» **What you are asked to do**
Starting at the top of the listing, extract every line up to and including the one with "35, 34.8, 34.5, 34.1, 33.7, 33.3, 33, 33, 34]". Pictures stay out of the copy.

» **Material**
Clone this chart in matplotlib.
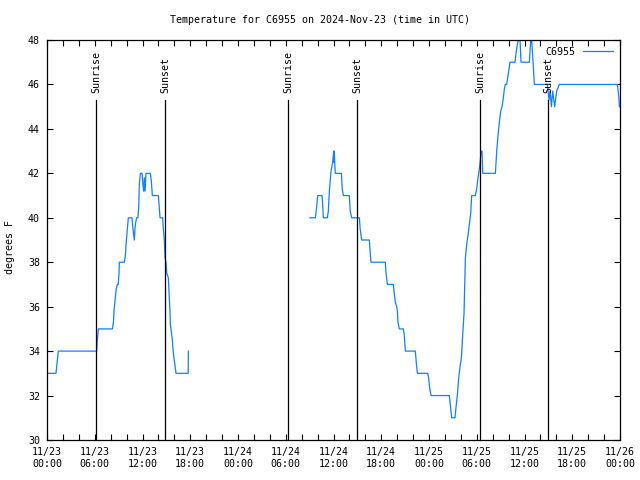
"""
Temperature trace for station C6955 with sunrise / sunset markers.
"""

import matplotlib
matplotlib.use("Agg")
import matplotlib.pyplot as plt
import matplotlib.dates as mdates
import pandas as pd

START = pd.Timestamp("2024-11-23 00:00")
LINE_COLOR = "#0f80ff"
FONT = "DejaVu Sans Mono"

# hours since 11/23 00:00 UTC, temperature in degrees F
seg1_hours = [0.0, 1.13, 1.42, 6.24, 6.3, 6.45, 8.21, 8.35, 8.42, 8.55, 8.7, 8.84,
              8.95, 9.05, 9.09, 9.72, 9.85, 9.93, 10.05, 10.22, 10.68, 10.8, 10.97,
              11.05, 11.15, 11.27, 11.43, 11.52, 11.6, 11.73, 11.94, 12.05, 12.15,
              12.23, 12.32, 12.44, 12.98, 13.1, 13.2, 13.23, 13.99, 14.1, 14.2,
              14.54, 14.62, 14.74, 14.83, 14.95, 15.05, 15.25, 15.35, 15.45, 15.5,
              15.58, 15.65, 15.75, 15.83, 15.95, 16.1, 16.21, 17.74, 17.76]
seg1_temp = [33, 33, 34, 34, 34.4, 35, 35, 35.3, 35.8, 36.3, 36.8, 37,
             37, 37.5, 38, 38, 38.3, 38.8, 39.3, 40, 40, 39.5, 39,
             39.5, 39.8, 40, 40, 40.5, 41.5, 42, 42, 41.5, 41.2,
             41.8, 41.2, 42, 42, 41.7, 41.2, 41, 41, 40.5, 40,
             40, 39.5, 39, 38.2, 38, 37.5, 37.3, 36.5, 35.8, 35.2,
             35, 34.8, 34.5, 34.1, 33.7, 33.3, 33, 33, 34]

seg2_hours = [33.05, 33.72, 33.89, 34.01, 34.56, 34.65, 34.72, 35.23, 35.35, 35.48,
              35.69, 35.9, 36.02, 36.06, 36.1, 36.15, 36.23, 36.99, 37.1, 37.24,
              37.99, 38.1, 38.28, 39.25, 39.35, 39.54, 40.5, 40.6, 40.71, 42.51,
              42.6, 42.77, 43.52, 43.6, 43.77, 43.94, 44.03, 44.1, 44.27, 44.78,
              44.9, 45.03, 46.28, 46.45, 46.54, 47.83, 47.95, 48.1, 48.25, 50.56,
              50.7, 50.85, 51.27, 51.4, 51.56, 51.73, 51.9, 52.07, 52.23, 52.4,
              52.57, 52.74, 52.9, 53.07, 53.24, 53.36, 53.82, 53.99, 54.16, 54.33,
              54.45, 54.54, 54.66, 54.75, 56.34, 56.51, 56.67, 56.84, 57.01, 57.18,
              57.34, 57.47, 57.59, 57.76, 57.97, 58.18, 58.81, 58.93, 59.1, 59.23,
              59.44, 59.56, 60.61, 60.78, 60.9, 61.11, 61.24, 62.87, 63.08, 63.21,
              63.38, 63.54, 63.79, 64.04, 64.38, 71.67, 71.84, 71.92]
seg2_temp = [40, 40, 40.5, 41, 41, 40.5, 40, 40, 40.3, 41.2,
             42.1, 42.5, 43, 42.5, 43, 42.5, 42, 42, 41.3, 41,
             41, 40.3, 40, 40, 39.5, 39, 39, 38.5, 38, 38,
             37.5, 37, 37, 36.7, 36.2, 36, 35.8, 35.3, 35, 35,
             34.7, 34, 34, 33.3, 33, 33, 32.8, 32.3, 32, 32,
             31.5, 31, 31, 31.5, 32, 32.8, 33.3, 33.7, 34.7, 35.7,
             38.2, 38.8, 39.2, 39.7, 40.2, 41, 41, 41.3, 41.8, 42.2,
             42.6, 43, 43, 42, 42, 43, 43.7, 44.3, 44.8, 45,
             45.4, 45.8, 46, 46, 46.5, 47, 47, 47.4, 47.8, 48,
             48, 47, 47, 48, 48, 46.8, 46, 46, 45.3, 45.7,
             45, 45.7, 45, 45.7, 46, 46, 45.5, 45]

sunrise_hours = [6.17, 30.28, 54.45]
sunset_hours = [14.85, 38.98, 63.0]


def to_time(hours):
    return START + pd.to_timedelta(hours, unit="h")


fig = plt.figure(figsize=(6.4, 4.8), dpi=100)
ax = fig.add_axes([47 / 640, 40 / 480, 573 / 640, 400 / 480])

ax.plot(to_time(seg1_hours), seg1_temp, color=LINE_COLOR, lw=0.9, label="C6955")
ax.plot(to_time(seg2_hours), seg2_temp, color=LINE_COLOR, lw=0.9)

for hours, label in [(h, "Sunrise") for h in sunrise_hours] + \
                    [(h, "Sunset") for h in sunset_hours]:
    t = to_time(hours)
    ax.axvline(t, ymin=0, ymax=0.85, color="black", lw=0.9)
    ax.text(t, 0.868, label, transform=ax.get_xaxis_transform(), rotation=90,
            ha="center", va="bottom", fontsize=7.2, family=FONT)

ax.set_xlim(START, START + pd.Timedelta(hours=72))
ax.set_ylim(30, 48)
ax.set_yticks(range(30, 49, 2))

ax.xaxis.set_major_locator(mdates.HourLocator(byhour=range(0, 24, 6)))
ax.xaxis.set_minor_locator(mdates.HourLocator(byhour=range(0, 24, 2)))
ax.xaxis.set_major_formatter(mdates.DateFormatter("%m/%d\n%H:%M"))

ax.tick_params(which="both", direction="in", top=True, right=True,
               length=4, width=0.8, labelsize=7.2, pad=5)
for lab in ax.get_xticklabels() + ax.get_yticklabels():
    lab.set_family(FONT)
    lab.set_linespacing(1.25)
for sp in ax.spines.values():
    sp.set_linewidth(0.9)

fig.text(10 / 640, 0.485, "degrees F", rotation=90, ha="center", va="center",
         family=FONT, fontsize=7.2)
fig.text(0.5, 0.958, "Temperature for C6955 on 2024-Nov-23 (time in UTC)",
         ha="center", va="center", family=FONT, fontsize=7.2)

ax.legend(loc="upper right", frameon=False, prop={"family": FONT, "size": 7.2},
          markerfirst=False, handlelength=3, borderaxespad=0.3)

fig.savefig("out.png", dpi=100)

» **Correct answer**
Clone this chart in matplotlib.
"""
Temperature trace for station C6955 with sunrise / sunset markers.
"""

import matplotlib
matplotlib.use("Agg")
import matplotlib.pyplot as plt
import matplotlib.dates as mdates
import pandas as pd

START = pd.Timestamp("2024-11-23 00:00")
LINE_COLOR = "#0f80ff"
FONT = "DejaVu Sans Mono"

# hours since 11/23 00:00 UTC, temperature in degrees F
seg1_hours = [0.0, 1.13, 1.42, 6.24, 6.3, 6.45, 8.21, 8.35, 8.42, 8.55, 8.7, 8.84,
              8.95, 9.05, 9.09, 9.72, 9.85, 9.93, 10.05, 10.22, 10.68, 10.8, 10.97,
              11.05, 11.15, 11.27, 11.43, 11.52, 11.6, 11.73, 11.94, 12.05, 12.15,
              12.23, 12.32, 12.44, 12.98, 13.1, 13.2, 13.23, 13.99, 14.1, 14.2,
              14.54, 14.62, 14.74, 14.83, 14.95, 15.05, 15.25, 15.35, 15.45, 15.5,
              15.58, 15.65, 15.75, 15.83, 15.95, 16.1, 16.21, 17.74, 17.76]
seg1_temp = [33, 33, 34, 34, 34.4, 35, 35, 35.3, 35.8, 36.3, 36.8, 37,
             37, 37.5, 38, 38, 38.3, 38.8, 39.3, 40, 40, 39.5, 39,
             39.5, 39.8, 40, 40, 40.5, 41.5, 42, 42, 41.5, 41.2,
             41.8, 41.2, 42, 42, 41.7, 41.2, 41, 41, 40.5, 40,
             40, 39.5, 39, 38.2, 38, 37.5, 37.3, 36.5, 35.8, 35.2,
             35, 34.8, 34.5, 34.1, 33.7, 33.3, 33, 33, 34]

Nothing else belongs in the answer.